The goal would be that anybody that loses a job, within six months, gets a new job that pays as well as the job they lost. How do we do that? We could have, for example, wage insurance. We could have relocation assistance and relocation insurance.

We could do a lot of things that sound big government‑y and sound like social safety net stuff, but actually do accomplish that. It’s not an impossible goal. The issue is not so much the number of jobs. It’s the quality of the jobs.

Right now, we have relatively low unemployment, as we measure unemployment. We’ve got a lot of men who have left the labor force altogether. But the big challenge over the next 20 years is not jobs. It’s the quality of those jobs. We can do a lot of things — Earned Income Tax Credit, a wage subsidy. Milton Friedman came up with the idea years and years ago.

I mention the universal basic income that is still on the drawing boards. I think if the technology community got behind it and helped actually be a very loud lobbying agency for that, not a universal basic income that allows people to just do nothing, but sets a floor.
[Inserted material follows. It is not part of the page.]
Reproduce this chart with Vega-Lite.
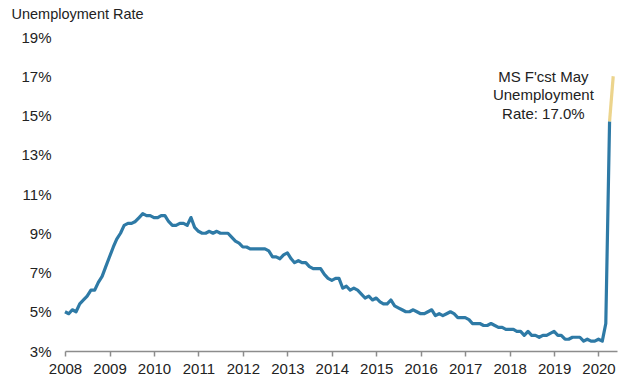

They will still work, but it gives some assurance that they’re not going to be on the street.

All right. We have time for one more if you have a true‑false question.

Audience Member: Trump’s pick for secretary of labor, Andrew Puzder, which you served as under President Clinton, true or false, do you think he’s the right answer to help support wage growth and economic development?

[laughter]This is an easy one.

[Reich demurs, audience applause]

Any other questions? [Ed. note, Pudzer subsequently withdrew from consideration under fire.]

True‑false, Donald Trump is mentally unstable? True, false.

I would like to respectfully request a slightly different question. Does he have a serious personality disorder?

True‑false, Donald Trump has a serious personality disorder?

True.

What is that disorder, Dr. Reich?

I would say that it is somewhere on the spectrum between…the most innocent version is pathological narcissism. The most serious version is sociopath and sociopathology. I thought, initially, it was on the pathological narcissistic side. To run for president, as you know, you’ve got to be something of a pathological narcissist.

Yeah, I was going to say. Pretty much, that’s every candidate I’ve ever seen.

On that spectrum, I believe it is much closer to sociopathology. That worries me deeply.

You think he’s sort of like the character Dexter, who was a serial killer, basically?

No, but if he weren’t so incompetent and ignorant, I would really worry. In other words, if we have a sociopath who is really competent, really smart, and devious, then we are in terrible, terrible trouble. I don’t think he is that smart and that competent.

I’m liking ending this conversation on a slight note of optimism. Thank you, Robert Reich for your time and effort.

I am optimistic. I really am optimistic. It’s been a pleasure.